**Given instruction:**
What follows is a set of entries. Give them again exactly, without the pictures.

##### Data listing #####

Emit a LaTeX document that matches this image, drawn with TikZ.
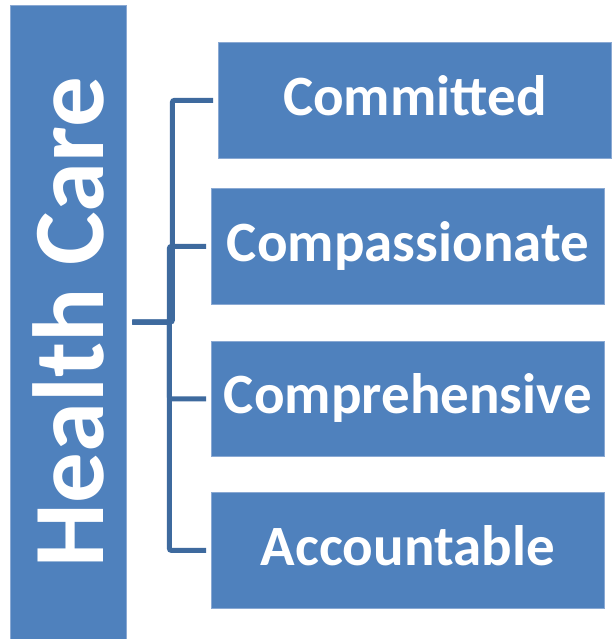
\documentclass[tikz,border=0pt]{standalone}
\usepackage{fontspec}
\setmainfont{Carlito}
\definecolor{boxblue}{HTML}{4F81BD}
\definecolor{boxedge}{HTML}{8AA9D3}
\definecolor{linkblue}{HTML}{3E6A9E}
\begin{document}
\begin{tikzpicture}[x=1pt,y=-1pt,
  bluebox/.style={fill=boxblue, draw=boxedge, line width=0.8pt, text=white, inner sep=0pt},
  quality/.style={bluebox, font=\bfseries\fontsize{57}{57}\selectfont,
    minimum width=393pt, minimum height=116pt, text height=40pt, text depth=10pt,
    anchor=north west},
  link/.style={draw=linkblue, line width=5pt, rounded corners=2pt,
    shorten <=6pt, shorten >=5pt}]
\useasboundingbox (0,0) rectangle (613,639);

% main category, set vertically
\node[bluebox, rotate=90, minimum width=634pt, minimum height=116pt,
      font=\bfseries\fontsize{101}{101}\selectfont] (hc) at (68,322) {Health Care};

% qualities
\node[quality] (c1) at (218,42)  {Committed};
\node[quality] (c2) at (211,188) {Compassionate};
\node[quality, minimum height=115pt] (c3) at (211,341) {Comprehensive};
\node[quality] (c4) at (211,492) {Accountable};

% elbow connectors
\draw[link] (hc.south) -- ++(46,0) |- (c1.west);
\draw[link] (hc.south) -- ++(43,0) |- (c2.west);
\draw[link] (hc.south) -- ++(43,0) |- (c3.west);
\draw[link] (hc.south) -- ++(43,0) |- (c4.west);
\end{tikzpicture}
\end{document}
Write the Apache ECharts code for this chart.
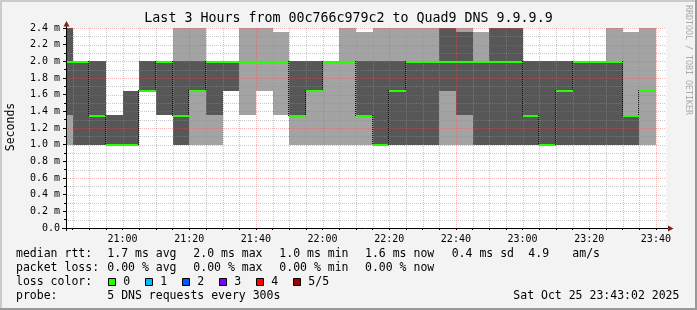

#####

**Written response:**
Emit a LaTeX document that matches this image, drawn with TikZ.
\documentclass[tikz,border=0pt]{standalone}
\usepackage{fontspec}
\setmainfont{Carlito}
\definecolor{boxblue}{HTML}{4F81BD}
\definecolor{boxedge}{HTML}{8AA9D3}
\definecolor{linkblue}{HTML}{3E6A9E}
\begin{document}
\begin{tikzpicture}[x=1pt,y=-1pt,
  bluebox/.style={fill=boxblue, draw=boxedge, line width=0.8pt, text=white, inner sep=0pt},
  quality/.style={bluebox, font=\bfseries\fontsize{57}{57}\selectfont,
    minimum width=393pt, minimum height=116pt, text height=40pt, text depth=10pt,
    anchor=north west},
  link/.style={draw=linkblue, line width=5pt, rounded corners=2pt,
    shorten <=6pt, shorten >=5pt}]
\useasboundingbox (0,0) rectangle (613,639);

% main category, set vertically
\node[bluebox, rotate=90, minimum width=634pt, minimum height=116pt,
      font=\bfseries\fontsize{101}{101}\selectfont] (hc) at (68,322) {Health Care};

% qualities
\node[quality] (c1) at (218,42)  {Committed};
\node[quality] (c2) at (211,188) {Compassionate};
\node[quality, minimum height=115pt] (c3) at (211,341) {Comprehensive};
\node[quality] (c4) at (211,492) {Accountable};

% elbow connectors
\draw[link] (hc.south) -- ++(46,0) |- (c1.west);
\draw[link] (hc.south) -- ++(43,0) |- (c2.west);
\draw[link] (hc.south) -- ++(43,0) |- (c3.west);
\draw[link] (hc.south) -- ++(43,0) |- (c4.west);
\end{tikzpicture}
\end{document}
Write the Apache ECharts code for this chart.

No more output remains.